Selain bicara tentang pergumulan Ek, saya cukup menyukai bagaimana film ini bercerita tentang hubungan kakak-adiknya. Saya menyukai akan keberhasilan chemistry antara Thira Chutikul dan Ingkarat Damrongsakkul. Peran ayah yang telah tiada, berhasil coba ditampilkan Ek pada Oat, walaupun kadang tidak berhasil. Salah satunya ketika Ek yang punya uang pas-pasan dan membelikan adik semata wayangnya satu set cheeseburger meal di hari ulang tahunnya, demi memenuhi keinginan Oat yang selama ini tergoda lewat iklan yang ditontonnya. Juga termasuk bagaimana motor peninggalan Ayah mereka dan adegan saat mereka menaiki motor bersama.

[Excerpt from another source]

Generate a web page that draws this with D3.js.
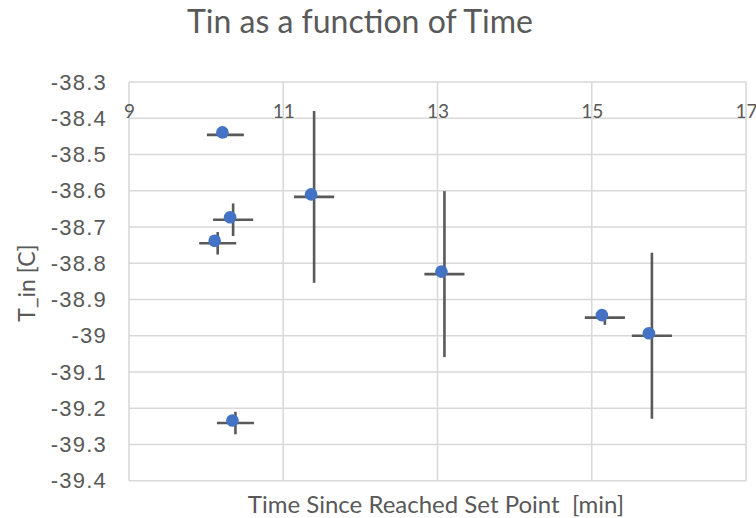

Film ini sebetulnya merupakan sebuah adaptasi Josh Kim pada kedua kisah pendek karangan Rattawut Lapcharoensap. Dalam sebuah interview, Kim sengaja mengubah orientasi seksual tokoh Ek menjadi gay, untuk membuat kisahnya menjadi lebih menarik. Saya pun cukup setuju setelah melihat tontonan yang sayangnya terlalu singkat buat saya. Sebelumnya, Kim sendiri sempat membuat film dokumenter pendek berjudul draft day, yang merupakan prekuel film ini. Film tersebut berkisah tentang para transgender yang menjalani draft day mereka, dimana ada yang mau untuk tampil sebagai wanita agar berhasil dikecualikan dari wajib militer; dan ada yang mau tampil sebagai laki-laki untuk mencoba peruntungan mereka. Ini juga tergambar di film ini lewat karakter Kitty, teman Ek yang merupakan transgender cantik yang diperankan Natarat Lakha.
Film ini merupakan satu dari lima film bertema LGBT yang dimasukkan dalam best foreign film di ajang 88th Academy Awards. Malangnya, tak ada satupun yang berhasil masuk kedalam Top 5. Film perwakilan Thailand ini sebelumnya sempat hadir di Berlin Film Festival dalam Panorama section. Film ini meraih 8 nominasi di Thailand National Film Association Awards, termasuk kategori Film Terbaik, Sutradara Terbaik, Naskah Terbaik, dan Aktor Terbaik. Sayang, hanya Ingkarat Damrongsakkul saja yang berhasil mendapatkan penghargaan Best Supporting Actor di ajang tersebut.
Sebetulnya film ini mau menceritakan peran masa lalu dalam pembentukan karakter Oat dewasa. Namun sayang, penceritaan ini terjebak dengan terfokus pada kehidupan Ek. Akan tetapi, “How to Win at Checkers (Every Time)” merupakan sebuah tontonan yang tidak membosankan buat saya. 80 menit yang dihadirkan terasa begitu cepat, and I want more! Seakan terasa pada beberapa bagian dikemas begitu singkat, namun sungguh berkesan dan sinematik. Kadang ada banyak bagian dari adegannya yang akan membuat penonton berpikir. Ya, tepatnya untuk berpikir akan sesuatu yang akan anda mengerti setelah menjadi semakin dewasa. Bravo!